__Work instructions__: Copy out each line that mentions the word "with".

__Data segment__:
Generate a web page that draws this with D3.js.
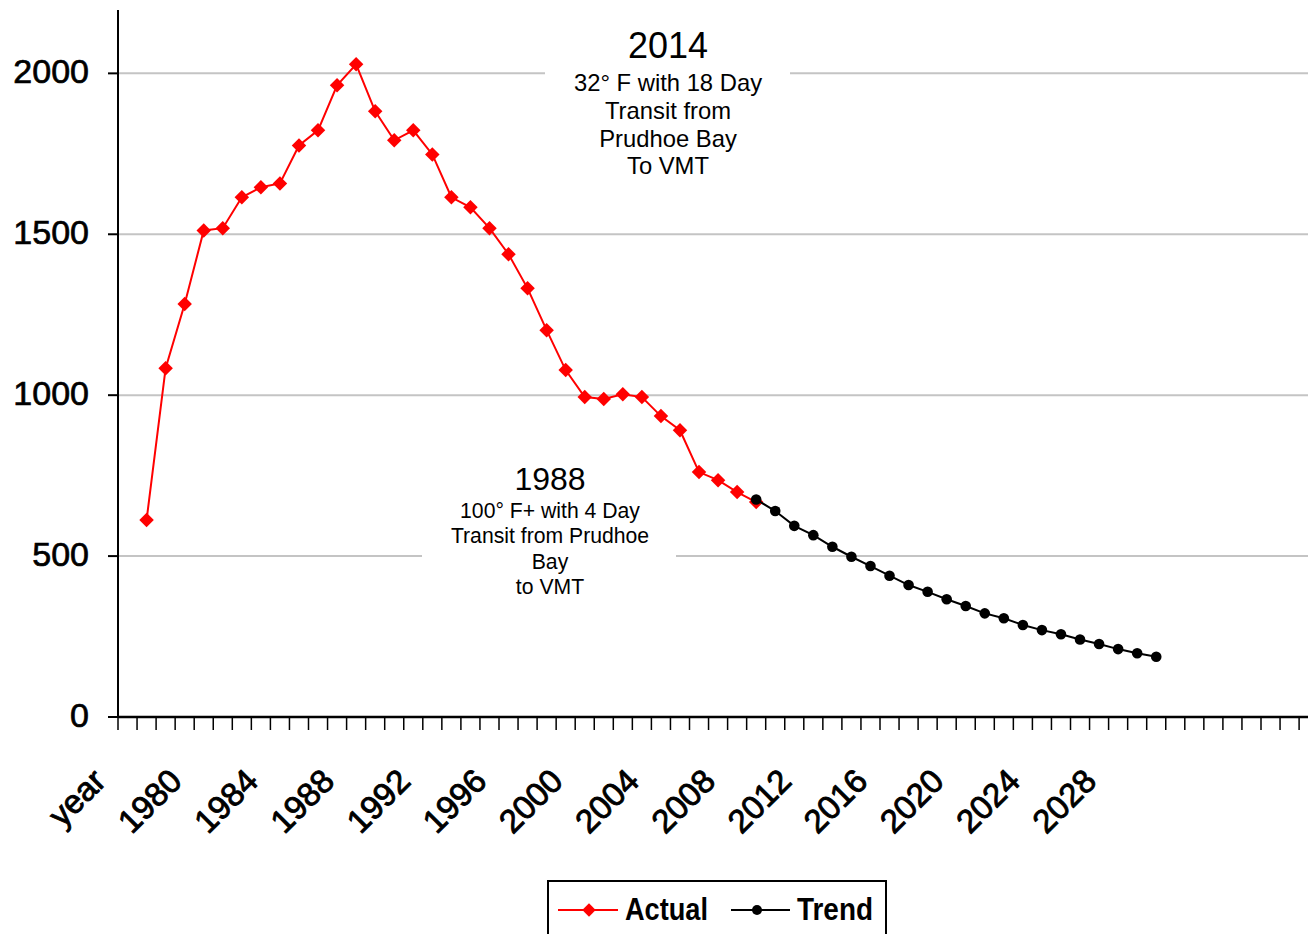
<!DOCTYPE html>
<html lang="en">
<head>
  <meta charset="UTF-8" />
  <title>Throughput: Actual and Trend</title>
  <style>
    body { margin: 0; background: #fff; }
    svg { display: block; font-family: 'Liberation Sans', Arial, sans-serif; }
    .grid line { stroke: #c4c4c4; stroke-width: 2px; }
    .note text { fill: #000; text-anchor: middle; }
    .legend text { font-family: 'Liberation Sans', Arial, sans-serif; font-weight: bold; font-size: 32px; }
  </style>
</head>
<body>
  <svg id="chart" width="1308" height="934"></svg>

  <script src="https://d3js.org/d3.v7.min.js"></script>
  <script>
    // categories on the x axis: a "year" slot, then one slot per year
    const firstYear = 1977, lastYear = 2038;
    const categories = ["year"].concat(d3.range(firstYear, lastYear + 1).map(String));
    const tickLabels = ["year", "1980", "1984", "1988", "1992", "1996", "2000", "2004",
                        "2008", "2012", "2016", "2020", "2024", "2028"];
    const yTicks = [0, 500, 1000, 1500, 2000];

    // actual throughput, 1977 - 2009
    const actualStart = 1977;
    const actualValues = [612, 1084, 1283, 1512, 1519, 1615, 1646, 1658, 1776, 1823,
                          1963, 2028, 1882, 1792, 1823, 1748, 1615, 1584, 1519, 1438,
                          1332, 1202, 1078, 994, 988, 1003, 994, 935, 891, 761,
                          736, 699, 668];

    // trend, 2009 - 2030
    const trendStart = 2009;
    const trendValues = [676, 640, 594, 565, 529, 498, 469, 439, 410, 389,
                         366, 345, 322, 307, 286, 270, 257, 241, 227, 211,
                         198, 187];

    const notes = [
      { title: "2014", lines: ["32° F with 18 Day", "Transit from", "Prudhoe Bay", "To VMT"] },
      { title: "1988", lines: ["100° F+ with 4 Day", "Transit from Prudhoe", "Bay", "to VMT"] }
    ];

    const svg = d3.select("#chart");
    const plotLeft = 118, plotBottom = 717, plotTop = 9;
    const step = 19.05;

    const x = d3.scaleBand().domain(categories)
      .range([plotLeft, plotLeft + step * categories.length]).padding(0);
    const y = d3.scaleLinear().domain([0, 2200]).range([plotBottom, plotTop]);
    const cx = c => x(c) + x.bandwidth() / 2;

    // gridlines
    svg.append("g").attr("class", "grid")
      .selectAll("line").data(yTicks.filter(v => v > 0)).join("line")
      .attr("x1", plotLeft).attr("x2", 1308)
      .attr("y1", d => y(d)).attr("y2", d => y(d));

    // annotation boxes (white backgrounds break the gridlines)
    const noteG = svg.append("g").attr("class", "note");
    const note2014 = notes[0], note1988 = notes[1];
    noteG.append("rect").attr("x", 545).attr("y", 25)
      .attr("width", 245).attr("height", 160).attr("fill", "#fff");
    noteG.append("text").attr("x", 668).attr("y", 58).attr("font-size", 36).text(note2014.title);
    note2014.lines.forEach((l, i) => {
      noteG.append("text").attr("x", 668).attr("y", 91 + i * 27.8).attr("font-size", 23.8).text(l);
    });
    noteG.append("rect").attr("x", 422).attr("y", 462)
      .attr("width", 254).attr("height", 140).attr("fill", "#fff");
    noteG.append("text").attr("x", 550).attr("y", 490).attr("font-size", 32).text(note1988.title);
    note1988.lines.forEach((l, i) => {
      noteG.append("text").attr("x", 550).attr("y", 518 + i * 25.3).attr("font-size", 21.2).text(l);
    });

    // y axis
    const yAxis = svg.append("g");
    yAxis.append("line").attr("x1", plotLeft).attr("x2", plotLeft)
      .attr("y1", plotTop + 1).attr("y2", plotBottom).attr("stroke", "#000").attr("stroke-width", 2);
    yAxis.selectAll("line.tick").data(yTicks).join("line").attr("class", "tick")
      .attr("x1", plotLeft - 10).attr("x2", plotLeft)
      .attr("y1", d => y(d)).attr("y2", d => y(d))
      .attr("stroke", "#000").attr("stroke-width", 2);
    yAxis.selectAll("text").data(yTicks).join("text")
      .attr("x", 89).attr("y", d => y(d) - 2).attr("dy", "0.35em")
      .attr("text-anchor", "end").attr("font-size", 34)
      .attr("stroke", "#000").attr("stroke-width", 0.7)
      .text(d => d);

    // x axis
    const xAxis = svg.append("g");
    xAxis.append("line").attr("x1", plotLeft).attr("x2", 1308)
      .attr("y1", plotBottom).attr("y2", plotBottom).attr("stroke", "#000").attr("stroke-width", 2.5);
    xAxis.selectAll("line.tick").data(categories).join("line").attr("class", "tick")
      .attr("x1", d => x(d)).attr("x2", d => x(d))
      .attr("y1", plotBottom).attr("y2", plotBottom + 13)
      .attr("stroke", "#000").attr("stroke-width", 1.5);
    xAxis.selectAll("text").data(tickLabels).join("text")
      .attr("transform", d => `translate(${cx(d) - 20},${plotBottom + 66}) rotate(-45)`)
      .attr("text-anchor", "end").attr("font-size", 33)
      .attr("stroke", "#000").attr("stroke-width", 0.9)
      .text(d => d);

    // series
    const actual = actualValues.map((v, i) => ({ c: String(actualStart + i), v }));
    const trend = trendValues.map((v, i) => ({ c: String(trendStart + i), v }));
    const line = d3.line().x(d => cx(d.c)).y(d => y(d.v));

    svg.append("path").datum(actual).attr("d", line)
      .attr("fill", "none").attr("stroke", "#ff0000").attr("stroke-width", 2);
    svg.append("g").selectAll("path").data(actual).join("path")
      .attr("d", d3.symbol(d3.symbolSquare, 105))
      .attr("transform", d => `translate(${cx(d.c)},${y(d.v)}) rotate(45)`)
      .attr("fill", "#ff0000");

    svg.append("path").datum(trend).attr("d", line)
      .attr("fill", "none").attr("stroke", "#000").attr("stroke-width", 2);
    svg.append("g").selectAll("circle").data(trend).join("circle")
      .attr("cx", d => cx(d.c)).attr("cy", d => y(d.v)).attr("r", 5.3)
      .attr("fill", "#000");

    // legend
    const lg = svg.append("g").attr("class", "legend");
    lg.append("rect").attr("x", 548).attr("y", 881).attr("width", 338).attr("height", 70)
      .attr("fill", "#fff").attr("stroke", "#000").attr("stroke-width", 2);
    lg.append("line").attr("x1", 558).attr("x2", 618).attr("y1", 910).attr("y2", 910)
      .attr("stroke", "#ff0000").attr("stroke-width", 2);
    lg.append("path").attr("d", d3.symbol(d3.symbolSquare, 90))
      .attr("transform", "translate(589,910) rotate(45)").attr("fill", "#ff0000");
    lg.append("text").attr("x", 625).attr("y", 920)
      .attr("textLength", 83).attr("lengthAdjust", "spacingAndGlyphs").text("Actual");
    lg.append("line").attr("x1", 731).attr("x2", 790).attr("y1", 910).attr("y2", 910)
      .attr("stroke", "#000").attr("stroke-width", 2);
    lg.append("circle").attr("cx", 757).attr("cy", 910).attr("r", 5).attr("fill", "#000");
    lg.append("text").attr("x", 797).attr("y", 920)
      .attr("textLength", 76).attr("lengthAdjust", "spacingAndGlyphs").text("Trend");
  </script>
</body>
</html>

__Answer to this problem__:
Generate a web page that draws this with D3.js.
      { title: "2014", lines: ["32° F with 18 Day", "Transit from", "Prudhoe Bay", "To VMT"] },
      { title: "1988", lines: ["100° F+ with 4 Day", "Transit from Prudhoe", "Bay", "to VMT"] }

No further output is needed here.